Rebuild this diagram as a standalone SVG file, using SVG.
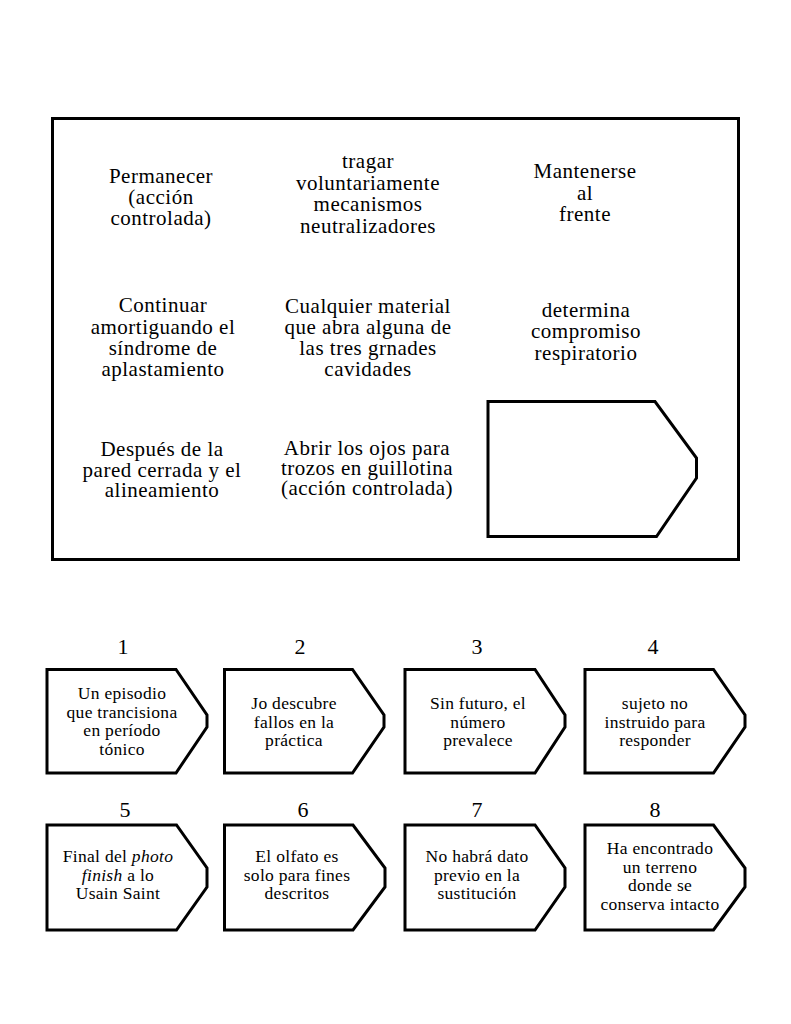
<svg xmlns="http://www.w3.org/2000/svg" width="791" height="1024" viewBox="0 0 791 1024">
<style>
.frame{fill:none;stroke:#000;stroke-width:3}
.shape{fill:#fff;stroke:#000;stroke-width:3;stroke-linejoin:miter}
text{font-family:"Liberation Serif","Times New Roman",serif;fill:#000;text-anchor:middle}
.big{font-size:21px;letter-spacing:0.5px}
.sm{font-size:17.5px;letter-spacing:0.3px}
.num{font-size:22px}
.it{font-style:italic}
</style>
<rect width="791" height="1024" fill="#fff"/>
<g id="panel">
<rect class="frame" x="52.5" y="118.5" width="686" height="441"/>
</g>
<g id="t1" class="big">
<text x="161" y="183">Permanecer</text>
<text x="161" y="204">(acción</text>
<text x="161" y="225">controlada)</text>
</g>
<g id="t2" class="big">
<text x="368" y="168">tragar</text>
<text x="368" y="190">voluntariamente</text>
<text x="368" y="211">mecanismos</text>
<text x="368" y="233">neutralizadores</text>
</g>
<g id="t3" class="big">
<text x="585" y="178">Mantenerse</text>
<text x="585" y="200">al</text>
<text x="585" y="221">frente</text>
</g>
<g id="t4" class="big">
<text x="163" y="312">Continuar</text>
<text x="163" y="334">amortiguando el</text>
<text x="163" y="355">síndrome de</text>
<text x="163" y="376">aplastamiento</text>
</g>
<g id="t5" class="big">
<text x="368" y="313">Cualquier material</text>
<text x="368" y="334">que abra alguna de</text>
<text x="368" y="355">las tres grnades</text>
<text x="368" y="376">cavidades</text>
</g>
<g id="t6" class="big">
<text x="586" y="317">determina</text>
<text x="586" y="338">compromiso</text>
<text x="586" y="360">respiratorio</text>
</g>
<g id="t7" class="big">
<text x="162" y="456">Después de la</text>
<text x="162" y="477">pared cerrada y el</text>
<text x="162" y="497">alineamiento</text>
</g>
<g id="t8" class="big">
<text x="367" y="455">Abrir los ojos para</text>
<text x="367" y="475">trozos en guillotina</text>
<text x="367" y="495">(acción controlada)</text>
</g>
<g id="empty-tag">
<path class="shape" d="M488,401.5 H655 L696.5,458 V478 L656.5,536.5 H488 Z"/>
</g>
<g id="connectors"></g>
<g id="step1">
<text class="num" x="123" y="654">1</text>
<path class="shape" d="M47,669.5 H176 L207,715 V727 L176,773 H47 Z"/>
<text class="sm" x="122" y="699">Un episodio</text>
<text class="sm" x="122" y="717.5">que trancisiona</text>
<text class="sm" x="122" y="736">en período</text>
<text class="sm" x="122" y="754.5">tónico</text>
</g>
<g id="step2">
<text class="num" x="300" y="654">2</text>
<path class="shape" d="M224.5,669.5 H352.5 L384,715 V727 L352.5,773 H224.5 Z"/>
<text class="sm" x="294" y="709">Jo descubre</text>
<text class="sm" x="294" y="727.5">fallos en la</text>
<text class="sm" x="294" y="746">práctica</text>
</g>
<g id="step3">
<text class="num" x="477" y="654">3</text>
<path class="shape" d="M405,669.5 H535 L565,715 V727 L535,773 H405 Z"/>
<text class="sm" x="478" y="709">Sin futuro, el</text>
<text class="sm" x="478" y="727.5">número</text>
<text class="sm" x="478" y="746">prevalece</text>
</g>
<g id="step4">
<text class="num" x="653" y="654">4</text>
<path class="shape" d="M585,669.5 H713.5 L745,715 V727 L713.5,773 H585 Z"/>
<text class="sm" x="655" y="709">sujeto no</text>
<text class="sm" x="655" y="727.5">instruido para</text>
<text class="sm" x="655" y="746">responder</text>
</g>
<g id="step5">
<text class="num" x="125" y="817">5</text>
<path class="shape" d="M47,825 H176.5 L207,868 V887 L176.5,930 H47 Z"/>
<text class="sm" x="118" y="862">Final del <tspan class="it">photo</tspan></text>
<text class="sm" x="118" y="880.5"><tspan class="it">finish</tspan> a lo</text>
<text class="sm" x="118" y="899">Usain Saint</text>
</g>
<g id="step6">
<text class="num" x="303" y="817">6</text>
<path class="shape" d="M224.5,825 H353 L385,868 V887 L353,930 H224.5 Z"/>
<text class="sm" x="297" y="862">El olfato es</text>
<text class="sm" x="297" y="880.5">solo para fines</text>
<text class="sm" x="297" y="899">descritos</text>
</g>
<g id="step7">
<text class="num" x="477" y="817">7</text>
<path class="shape" d="M405,825 H535 L565,868 V887 L535,930 H405 Z"/>
<text class="sm" x="477" y="862">No habrá dato</text>
<text class="sm" x="477" y="880.5">previo en la</text>
<text class="sm" x="477" y="899">sustitución</text>
</g>
<g id="step8">
<text class="num" x="655" y="817">8</text>
<path class="shape" d="M585,825 H713.5 L745,868 V887 L713.5,930 H585 Z"/>
<text class="sm" x="660" y="854">Ha encontrado</text>
<text class="sm" x="660" y="872.5">un terreno</text>
<text class="sm" x="660" y="891">donde se</text>
<text class="sm" x="660" y="909.5">conserva intacto</text>
</g>
</svg>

■ ■ ■ ■ ■

# Directive
Every line of the data should be copied as it stands, without the images.

# Answer to this problem
Rebuild this diagram as a standalone SVG file, using SVG.
<svg xmlns="http://www.w3.org/2000/svg" width="791" height="1024" viewBox="0 0 791 1024">
<style>
.frame{fill:none;stroke:#000;stroke-width:3}
.shape{fill:#fff;stroke:#000;stroke-width:3;stroke-linejoin:miter}
text{font-family:"Liberation Serif","Times New Roman",serif;fill:#000;text-anchor:middle}
.big{font-size:21px;letter-spacing:0.5px}
.sm{font-size:17.5px;letter-spacing:0.3px}
.num{font-size:22px}
.it{font-style:italic}
</style>
<rect width="791" height="1024" fill="#fff"/>
<g id="panel">
<rect class="frame" x="52.5" y="118.5" width="686" height="441"/>
</g>
<g id="t1" class="big">
<text x="161" y="183">Permanecer</text>
<text x="161" y="204">(acción</text>
<text x="161" y="225">controlada)</text>
</g>
<g id="t2" class="big">
<text x="368" y="168">tragar</text>
<text x="368" y="190">voluntariamente</text>
<text x="368" y="211">mecanismos</text>
<text x="368" y="233">neutralizadores</text>
</g>
<g id="t3" class="big">
<text x="585" y="178">Mantenerse</text>
<text x="585" y="200">al</text>
<text x="585" y="221">frente</text>
</g>
<g id="t4" class="big">
<text x="163" y="312">Continuar</text>
<text x="163" y="334">amortiguando el</text>
<text x="163" y="355">síndrome de</text>
<text x="163" y="376">aplastamiento</text>
</g>
<g id="t5" class="big">
<text x="368" y="313">Cualquier material</text>
<text x="368" y="334">que abra alguna de</text>
<text x="368" y="355">las tres grnades</text>
<text x="368" y="376">cavidades</text>
</g>
<g id="t6" class="big">
<text x="586" y="317">determina</text>
<text x="586" y="338">compromiso</text>
<text x="586" y="360">respiratorio</text>
</g>
<g id="t7" class="big">
<text x="162" y="456">Después de la</text>
<text x="162" y="477">pared cerrada y el</text>
<text x="162" y="497">alineamiento</text>
</g>
<g id="t8" class="big">
<text x="367" y="455">Abrir los ojos para</text>
<text x="367" y="475">trozos en guillotina</text>
<text x="367" y="495">(acción controlada)</text>
</g>
<g id="empty-tag">
<path class="shape" d="M488,401.5 H655 L696.5,458 V478 L656.5,536.5 H488 Z"/>
</g>
<g id="connectors"></g>
<g id="step1">
<text class="num" x="123" y="654">1</text>
<path class="shape" d="M47,669.5 H176 L207,715 V727 L176,773 H47 Z"/>
<text class="sm" x="122" y="699">Un episodio</text>
<text class="sm" x="122" y="717.5">que trancisiona</text>
<text class="sm" x="122" y="736">en período</text>
<text class="sm" x="122" y="754.5">tónico</text>
</g>
<g id="step2">
<text class="num" x="300" y="654">2</text>
<path class="shape" d="M224.5,669.5 H352.5 L384,715 V727 L352.5,773 H224.5 Z"/>
<text class="sm" x="294" y="709">Jo descubre</text>
<text class="sm" x="294" y="727.5">fallos en la</text>
<text class="sm" x="294" y="746">práctica</text>
</g>
<g id="step3">
<text class="num" x="477" y="654">3</text>
<path class="shape" d="M405,669.5 H535 L565,715 V727 L535,773 H405 Z"/>
<text class="sm" x="478" y="709">Sin futuro, el</text>
<text class="sm" x="478" y="727.5">número</text>
<text class="sm" x="478" y="746">prevalece</text>
</g>
<g id="step4">
<text class="num" x="653" y="654">4</text>
<path class="shape" d="M585,669.5 H713.5 L745,715 V727 L713.5,773 H585 Z"/>
<text class="sm" x="655" y="709">sujeto no</text>
<text class="sm" x="655" y="727.5">instruido para</text>
<text class="sm" x="655" y="746">responder</text>
</g>
<g id="step5">
<text class="num" x="125" y="817">5</text>
<path class="shape" d="M47,825 H176.5 L207,868 V887 L176.5,930 H47 Z"/>
<text class="sm" x="118" y="862">Final del <tspan class="it">photo</tspan></text>
<text class="sm" x="118" y="880.5"><tspan class="it">finish</tspan> a lo</text>
<text class="sm" x="118" y="899">Usain Saint</text>
</g>
<g id="step6">
<text class="num" x="303" y="817">6</text>
<path class="shape" d="M224.5,825 H353 L385,868 V887 L353,930 H224.5 Z"/>
<text class="sm" x="297" y="862">El olfato es</text>
<text class="sm" x="297" y="880.5">solo para fines</text>
<text class="sm" x="297" y="899">descritos</text>
</g>
<g id="step7">
<text class="num" x="477" y="817">7</text>
<path class="shape" d="M405,825 H535 L565,868 V887 L535,930 H405 Z"/>
<text class="sm" x="477" y="862">No habrá dato</text>
<text class="sm" x="477" y="880.5">previo en la</text>
<text class="sm" x="477" y="899">sustitución</text>
</g>
<g id="step8">
<text class="num" x="655" y="817">8</text>
<path class="shape" d="M585,825 H713.5 L745,868 V887 L713.5,930 H585 Z"/>
<text class="sm" x="660" y="854">Ha encontrado</text>
<text class="sm" x="660" y="872.5">un terreno</text>
<text class="sm" x="660" y="891">donde se</text>
<text class="sm" x="660" y="909.5">conserva intacto</text>
</g>
</svg>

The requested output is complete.